A tubal ligation procedure involves cutting and tying the fallopian tubes of a female dog to prevent pregnancy. All reproductive organs remain intact, but eggs are unable to travel from the ovaries to the uterus to be fertilized. As with traditional spay procedures, tubal ligations are performed through an incision in the abdominal cavity or laparoscopically.
This procedure is slightly less invasive and thus may be less susceptible to surgical complications. Though the reproductive organs are still intact after a tubal ligation, there is little research done surrounding it’s reversal and it is currently considered to be permanent.
Training Your Dog Through Recovery From Sterilization
Post-operative care is an important aspect of ensuring your dog is healthy and experiences minimal pain after undergoing a spay or tubal ligation procedure. Some dogs bounce back quickly after the surgery, while others may experience more pain and discomfort. As general anesthesia is used during these surgeries, your dog may be groggy, off-balance, agitated, and/or aggressive for up to 24 hours after surgery.
It is best to isolate her in a crate or small room as the effects of anesthesia wear off to prevent her from injuring herself or others. The effects of the anesthesia may make your dog more prone to nipping or biting.
As your dog recovers, limit her activity and separate her from other animals or children. Prevent jumping and running for approximately two weeks after the surgery so the incision can heal without complications. Overactivity tends to occur when the dog’s pain is well-managed, but this should be limited in order to prevent irritation or opening of the incision!
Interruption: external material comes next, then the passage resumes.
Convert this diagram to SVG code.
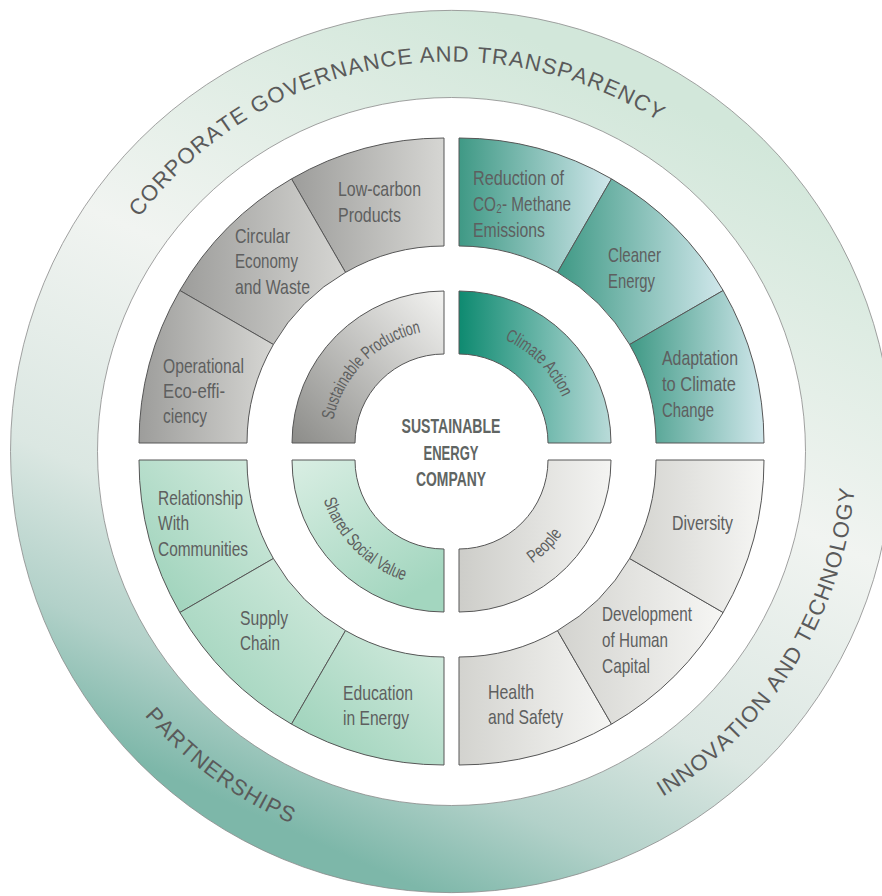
<svg xmlns="http://www.w3.org/2000/svg" width="882" height="896" viewBox="0 0 882 896">
<style>
.seg{stroke:#565656;stroke-width:1;stroke-linejoin:round}
.lbl{font-family:"Liberation Sans","DejaVu Sans",Arial,sans-serif;font-size:21px;fill:#5e5f5f}
.arc{font-family:"Liberation Sans",Arial,sans-serif;font-size:18px;fill:#5e5f5f}
.ring{font-family:"Liberation Sans",Arial,sans-serif;font-size:22px;fill:#5a5a5a;letter-spacing:1.1px;font-kerning:none}
.ctr{font-family:"Liberation Sans",Arial,sans-serif;font-size:19.5px;font-weight:bold;fill:#606563}
</style>
<defs>
<linearGradient id="gRing" gradientUnits="userSpaceOnUse" x1="600" y1="70" x2="263.2" y2="818.5">
<stop offset="0" stop-color="#d2e7da"/>
<stop offset="0.41" stop-color="#f1f4f1"/>
<stop offset="0.7" stop-color="#dbe7e2"/>
<stop offset="0.867" stop-color="#b2d1c9"/>
<stop offset="1" stop-color="#7db7a9"/>
</linearGradient>
<linearGradient id="gTLo" x1="0" y1="0" x2="1" y2="0"><stop offset="0" stop-color="#9d9d9b"/><stop offset="1" stop-color="#d6d6d3"/></linearGradient>
<linearGradient id="gTLi" x1="0" y1="1" x2="1" y2="0"><stop offset="0" stop-color="#8c8c89"/><stop offset="1" stop-color="#f3f3f1"/></linearGradient>
<linearGradient id="gTRo" x1="0" y1="0" x2="1" y2="0"><stop offset="0" stop-color="#3f9985"/><stop offset="1" stop-color="#d0e7eb"/></linearGradient>
<linearGradient id="gTRi" x1="0" y1="0" x2="1" y2="0"><stop offset="0" stop-color="#0e8a70"/><stop offset="1" stop-color="#b9dbd9"/></linearGradient>
<linearGradient id="gBLo" x1="1" y1="0" x2="0" y2="1"><stop offset="0" stop-color="#d6ece0"/><stop offset="1" stop-color="#98d0b7"/></linearGradient>
<linearGradient id="gBLi" x1="0" y1="0" x2="0.6" y2="1"><stop offset="0" stop-color="#d9eee3"/><stop offset="1" stop-color="#a3d6bf"/></linearGradient>
<linearGradient id="gBRo" x1="0" y1="0" x2="1" y2="0"><stop offset="0" stop-color="#d3d3cf"/><stop offset="1" stop-color="#f6f6f4"/></linearGradient>
<linearGradient id="gBRi" x1="0" y1="0" x2="1" y2="0"><stop offset="0" stop-color="#cdcdc9"/><stop offset="1" stop-color="#f4f4f2"/></linearGradient>
<path id="pTop" d="M 61.5 451.5 A 390 390 0 0 1 841.5 451.5"/>
<path id="pInno" d="M 249 802.2 A 405 405 0 0 0 802.2 249"/>
<path id="pPart" d="M 100.8 249 A 405 405 0 0 0 654 802.2"/>
<path id="pSP" d="M 331 443 A 113 113 0 0 1 444 330"/>
<path id="pCA" d="M 459 330 A 113 113 0 0 1 572 443"/>
<path id="pSSV" d="M 317 460 A 127 127 0 0 0 444 587"/>
<path id="pPeo" d="M 459 587 A 127 127 0 0 0 586 460"/>
</defs>

<g id="outer-ring">
<path d="M 10.5 451.5 A 441 441 0 1 1 892.5 451.5 A 441 441 0 1 1 10.5 451.5 Z M 97.5 451.5 A 354 354 0 1 0 805.5 451.5 A 354 354 0 1 0 97.5 451.5 Z" fill="url(#gRing)" fill-rule="evenodd" stroke="#8a8a8a" stroke-width="0.8"/>
</g>
<g id="corporate-governance">
<text class="ring"><textPath href="#pTop" startOffset="250.7">CORPORATE</textPath></text>
<text class="ring"><textPath href="#pTop" startOffset="407.2">GOVERNANCE</textPath></text>
<text class="ring"><textPath href="#pTop" startOffset="580.8">AND</textPath></text>
<text class="ring"><textPath href="#pTop" startOffset="637.8">TRANSPARENCY</textPath></text>
</g>
<g id="innovation-technology">
<text class="ring"><textPath href="#pInno" startOffset="434.2">INNOVATION</textPath></text>
<text class="ring"><textPath href="#pInno" startOffset="589.3">AND</textPath></text>
<text class="ring"><textPath href="#pInno" startOffset="646.3">TECHNOLOGY</textPath></text>
</g>
<g id="partnerships"><text class="ring"><textPath href="#pPart" startOffset="591.6" text-anchor="middle">PARTNERSHIPS</textPath></text></g>

<!-- Top-left: Sustainable Production -->
<g id="low-carbon-products">
<path class="seg" fill="url(#gTLo)" d="M 444 138 A 305 305 0 0 0 291.5 178.86 L 345.5 272.39 A 197 197 0 0 1 444 246 Z"/>
<text class="lbl" x="338" y="196" textLength="83" lengthAdjust="spacingAndGlyphs">Low-carbon</text>
<text class="lbl" x="338" y="222" textLength="63" lengthAdjust="spacingAndGlyphs">Products</text>
</g>
<g id="circular-economy">
<path class="seg" fill="url(#gTLo)" d="M 291.5 178.86 A 305 305 0 0 0 179.86 290.5 L 273.39 344.5 A 197 197 0 0 1 345.5 272.39 Z"/>
<text class="lbl" x="235" y="243" textLength="55" lengthAdjust="spacingAndGlyphs">Circular</text>
<text class="lbl" x="235" y="268" textLength="63" lengthAdjust="spacingAndGlyphs">Economy</text>
<text class="lbl" x="235" y="294" textLength="75" lengthAdjust="spacingAndGlyphs">and Waste</text>
</g>
<g id="operational-eco-efficiency">
<path class="seg" fill="url(#gTLo)" d="M 179.86 290.5 A 305 305 0 0 0 139 443 L 247 443 A 197 197 0 0 1 273.39 344.5 Z"/>
<text class="lbl" x="163" y="373" textLength="81" lengthAdjust="spacingAndGlyphs">Operational</text>
<text class="lbl" x="163" y="398" textLength="62" lengthAdjust="spacingAndGlyphs">Eco-effi-</text>
<text class="lbl" x="163" y="423" textLength="44" lengthAdjust="spacingAndGlyphs">ciency</text>
</g>
<g id="sustainable-production">
<path class="seg" fill="url(#gTLi)" d="M 444 291 A 152 152 0 0 0 292 443 L 355 443 A 89 89 0 0 1 444 354 Z"/>
<text class="arc"><textPath href="#pSP" startOffset="50%" text-anchor="middle" textLength="131" lengthAdjust="spacingAndGlyphs">Sustainable Production</textPath></text>
</g>

<!-- Top-right: Climate Action -->
<g id="reduction-co2-methane">
<path class="seg" fill="url(#gTRo)" d="M 459 138 A 305 305 0 0 1 611.5 178.86 L 557.5 272.39 A 197 197 0 0 0 459 246 Z"/>
<text class="lbl" x="473" y="185" textLength="91" lengthAdjust="spacingAndGlyphs">Reduction of</text>
<text class="lbl" x="473" y="211" textLength="98" lengthAdjust="spacingAndGlyphs">CO₂- Methane</text>
<text class="lbl" x="473" y="237" textLength="72" lengthAdjust="spacingAndGlyphs">Emissions</text>
</g>
<g id="cleaner-energy">
<path class="seg" fill="url(#gTRo)" d="M 611.5 178.86 A 305 305 0 0 1 723.14 290.5 L 629.61 344.5 A 197 197 0 0 0 557.5 272.39 Z"/>
<text class="lbl" x="608" y="262" textLength="53" lengthAdjust="spacingAndGlyphs">Cleaner</text>
<text class="lbl" x="608" y="288" textLength="47" lengthAdjust="spacingAndGlyphs">Energy</text>
</g>
<g id="adaptation-climate-change">
<path class="seg" fill="url(#gTRo)" d="M 723.14 290.5 A 305 305 0 0 1 764 443 L 656 443 A 197 197 0 0 0 629.61 344.5 Z"/>
<text class="lbl" x="662" y="365" textLength="76" lengthAdjust="spacingAndGlyphs">Adaptation</text>
<text class="lbl" x="662" y="391" textLength="74" lengthAdjust="spacingAndGlyphs">to Climate</text>
<text class="lbl" x="662" y="417" textLength="52" lengthAdjust="spacingAndGlyphs">Change</text>
</g>
<g id="climate-action">
<path class="seg" fill="url(#gTRi)" d="M 459 291 A 152 152 0 0 1 611 443 L 548 443 A 89 89 0 0 0 459 354 Z"/>
<text class="arc"><textPath href="#pCA" startOffset="50%" text-anchor="middle" textLength="83" lengthAdjust="spacingAndGlyphs">Climate Action</textPath></text>
</g>

<!-- Bottom-left: Shared Social Value -->
<g id="relationship-communities">
<path class="seg" fill="url(#gBLo)" d="M 139 460 A 305 305 0 0 0 179.86 612.5 L 273.39 558.5 A 197 197 0 0 1 247 460 Z"/>
<text class="lbl" x="158" y="505" textLength="85" lengthAdjust="spacingAndGlyphs">Relationship</text>
<text class="lbl" x="158" y="530" textLength="31" lengthAdjust="spacingAndGlyphs">With</text>
<text class="lbl" x="158" y="556" textLength="90" lengthAdjust="spacingAndGlyphs">Communities</text>
</g>
<g id="supply-chain">
<path class="seg" fill="url(#gBLo)" d="M 179.86 612.5 A 305 305 0 0 0 291.5 724.14 L 345.5 630.61 A 197 197 0 0 1 273.39 558.5 Z"/>
<text class="lbl" x="240" y="625" textLength="48" lengthAdjust="spacingAndGlyphs">Supply</text>
<text class="lbl" x="240" y="650" textLength="40" lengthAdjust="spacingAndGlyphs">Chain</text>
</g>
<g id="education-energy">
<path class="seg" fill="url(#gBLo)" d="M 291.5 724.14 A 305 305 0 0 0 444 765 L 444 657 A 197 197 0 0 1 345.5 630.61 Z"/>
<text class="lbl" x="343" y="700" textLength="70" lengthAdjust="spacingAndGlyphs">Education</text>
<text class="lbl" x="343" y="725" textLength="66" lengthAdjust="spacingAndGlyphs">in Energy</text>
</g>
<g id="shared-social-value">
<path class="seg" fill="url(#gBLi)" d="M 292 460 A 152 152 0 0 0 444 612 L 444 549 A 89 89 0 0 1 355 460 Z"/>
<text class="arc"><textPath href="#pSSV" startOffset="50%" text-anchor="middle" textLength="118" lengthAdjust="spacingAndGlyphs">Shared Social Value</textPath></text>
</g>

<!-- Bottom-right: People -->
<g id="health-safety">
<path class="seg" fill="url(#gBRo)" d="M 459 765 A 305 305 0 0 0 611.5 724.14 L 557.5 630.61 A 197 197 0 0 1 459 657 Z"/>
<text class="lbl" x="488" y="699" textLength="46" lengthAdjust="spacingAndGlyphs">Health</text>
<text class="lbl" x="488" y="724" textLength="75" lengthAdjust="spacingAndGlyphs">and Safety</text>
</g>
<g id="development-human-capital">
<path class="seg" fill="url(#gBRo)" d="M 611.5 724.14 A 305 305 0 0 0 723.14 612.5 L 629.61 558.5 A 197 197 0 0 1 557.5 630.61 Z"/>
<text class="lbl" x="602" y="621" textLength="90" lengthAdjust="spacingAndGlyphs">Development</text>
<text class="lbl" x="602" y="647" textLength="66" lengthAdjust="spacingAndGlyphs">of Human</text>
<text class="lbl" x="602" y="673" textLength="48" lengthAdjust="spacingAndGlyphs">Capital</text>
</g>
<g id="diversity">
<path class="seg" fill="url(#gBRo)" d="M 723.14 612.5 A 305 305 0 0 0 764 460 L 656 460 A 197 197 0 0 1 629.61 558.5 Z"/>
<text class="lbl" x="672" y="530" textLength="61" lengthAdjust="spacingAndGlyphs">Diversity</text>
</g>
<g id="people">
<path class="seg" fill="url(#gBRi)" d="M 459 612 A 152 152 0 0 0 611 460 L 548 460 A 89 89 0 0 1 459 549 Z"/>
<text class="arc"><textPath href="#pPeo" startOffset="50%" text-anchor="middle" textLength="42" lengthAdjust="spacingAndGlyphs">People</textPath></text>
</g>

<g id="center">
<text class="ctr" x="451" y="433" text-anchor="middle" textLength="99" lengthAdjust="spacingAndGlyphs">SUSTAINABLE</text>
<text class="ctr" x="451" y="460" text-anchor="middle" textLength="55" lengthAdjust="spacingAndGlyphs">ENERGY</text>
<text class="ctr" x="451" y="486" text-anchor="middle" textLength="70" lengthAdjust="spacingAndGlyphs">COMPANY</text>
</g>
<g id="connectors"/>
</svg>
Avoid bathing your dog for at least 10 days after surgery and check the incision site regularly for swelling, redness, irritation, or discharge. It is crucial to keep your dog from licking or chewing at the incision site! An Elizabethan collar (popularly known as an e-collar or cone of shame) may be necessary to prevent your dog from irritating the incision site. Do not attempt to clean or apply any ointment to the incision site.
Administer any provided pain medication throughout recovery as directed by your veterinarian. If vomiting, diarrhea, decreased appetite, or lethargy occur or if there is discharge, swelling, or redness at the incision site, contact your veterinarian. Some veterinarians use dissolvable sutures while others use sutures that need to be removed, so be sure you know what type were used and establish follow-up care as necessary.
With thorough care and caution, your canine companion will be back to her normal self in no time!